===== MATERIAL PROVIDED

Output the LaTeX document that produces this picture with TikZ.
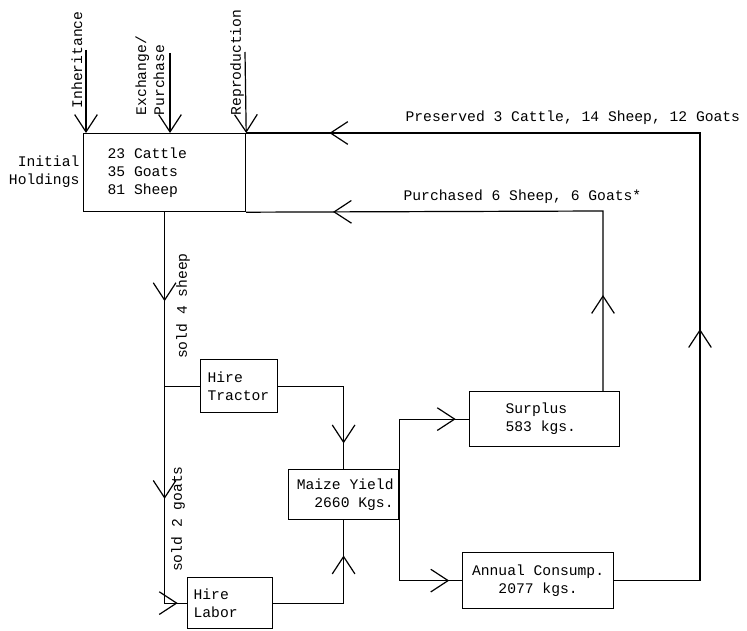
\documentclass[tikz,border=0pt]{standalone}
\usepackage{fontspec}
\setmonofont{Liberation Mono}[WordSpace={1,0,0}]
\usepackage{tikz}
\usetikzlibrary{arrows.meta,positioning,calc,decorations.markings}

\begin{document}
\begin{tikzpicture}[x=0.75pt, y=-0.75pt,
    line width=0.9pt,
    openv/.tip={Straight Barb[length=13pt, width=17pt, line width=0.9pt]},
    box/.style={rectangle, draw, line width=0.9pt, inner ysep=2pt, anchor=north west,
        font=\ttfamily\fontsize{11}{13.5}\selectfont,
        execute at begin node={\spaceskip 6.6pt\relax}},
    lbl/.style={inner sep=0pt, font=\ttfamily\fontsize{11}{13.5}\selectfont},
    arrowat/.style={postaction={decorate, decoration={markings,
        mark=at position #1 with {\arrow{openv}}}}}
]
\useasboundingbox (0,0) rectangle (747,631);

% --- the holdings ---
\node[box, align=left, inner xsep=18pt, text width=85.5pt, minimum height=58.5pt]
    (hold) at (83,133) {23 Cattle\\35 Goats\\81 Sheep};
\node[lbl, align=right, anchor=east] (holdlbl) at (80,172) {Initial\\Holdings};

% inflows on top
\coordinate (inh) at (86,50);
\coordinate (exch) at (170,53);
\coordinate (repr) at (245,52);
\draw[-openv] (inh) -- (inh |- hold.north);
\draw[-openv] (exch) -- (exch |- hold.north);
\draw[-openv] (repr) -- (hold.north east);
\node[lbl, rotate=90, anchor=west] (inhlbl) at (77,109) {Inheritance};
\node[lbl, rotate=90, anchor=west, align=left] (exchlbl) at (150,116) {Exchange/\\Purchase};
\node[lbl, rotate=90, anchor=west] (reprlbl) at (237,116) {Reproduction};

% --- inputs bought by selling stock ---
\node[box, align=left, inner xsep=5.25pt, text width=47.25pt, minimum height=39.75pt]
    (tractor) at (200,359) {Hire\\Tractor};
\node[box, align=left, inner xsep=4.5pt, text width=54.75pt, minimum height=38.25pt]
    (labor) at (187,577) {Hire\\Labor};

\draw[arrowat=66.75pt, arrowat=215pt, arrowat=303pt] (hold.south) |- (labor.west);
\draw (hold.south |- tractor.west) -- (tractor.west);
\node[lbl, rotate=90] (sold1) at (183,306) {sold 4 sheep};
\node[lbl, rotate=90] (sold2) at (178,519) {sold 2 goats};

% --- yield ---
\node[box, align=right, inner xsep=3.75pt, text width=75pt, minimum height=37.5pt]
    (maize) at (288,469) {Maize Yield\\2660 Kgs.};
\draw[arrowat=92pt] (tractor.east) -| (maize.north);
\draw[arrowat=88.5pt] (labor.east) -| (maize.south);

\node[box, align=left, inner xsep=27pt, text width=58.5pt, minimum height=41.25pt]
    (surplus) at (469,391) {Surplus\\583 kgs.};
\node[box, align=center, inner xsep=3pt, text width=107.25pt, minimum height=42pt]
    (annual) at (462,552) {Annual Consump.\\2077 kgs.};
\draw[arrowat=99pt] (maize.east) |- (surplus.west);
\draw[arrowat=102pt] (maize.east) |- (annual.west);

% --- back to the holdings ---
\coordinate (pu) at (603,211);
\coordinate (pr) at (700,133);
\draw[arrowat=72pt, arrowat=337.5pt] (pu |- surplus.north) -- (pu) -- (hold.south east);
\draw[arrowat=253pt, arrowat=678pt] (annual.east) -| (pr) -- (hold.north east);
\node[lbl, anchor=west] (preslbl) at (405,118) {Preserved 3 Cattle, 14 Sheep, 12 Goats};
\node[lbl, anchor=west] (purclbl) at (403,197) {Purchased 6 Sheep, 6 Goats*};

\end{tikzpicture}
\end{document}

==========

(EXERCISE) Starting at the first line of the material, output exactly the lines up to and including the one with "(0,0) rectangle (747,631);". Do not include the pictures.

(WORKED ANSWER)
Output the LaTeX document that produces this picture with TikZ.
\documentclass[tikz,border=0pt]{standalone}
\usepackage{fontspec}
\setmonofont{Liberation Mono}[WordSpace={1,0,0}]
\usepackage{tikz}
\usetikzlibrary{arrows.meta,positioning,calc,decorations.markings}

\begin{document}
\begin{tikzpicture}[x=0.75pt, y=-0.75pt,
    line width=0.9pt,
    openv/.tip={Straight Barb[length=13pt, width=17pt, line width=0.9pt]},
    box/.style={rectangle, draw, line width=0.9pt, inner ysep=2pt, anchor=north west,
        font=\ttfamily\fontsize{11}{13.5}\selectfont,
        execute at begin node={\spaceskip 6.6pt\relax}},
    lbl/.style={inner sep=0pt, font=\ttfamily\fontsize{11}{13.5}\selectfont},
    arrowat/.style={postaction={decorate, decoration={markings,
        mark=at position #1 with {\arrow{openv}}}}}
]
\useasboundingbox (0,0) rectangle (747,631);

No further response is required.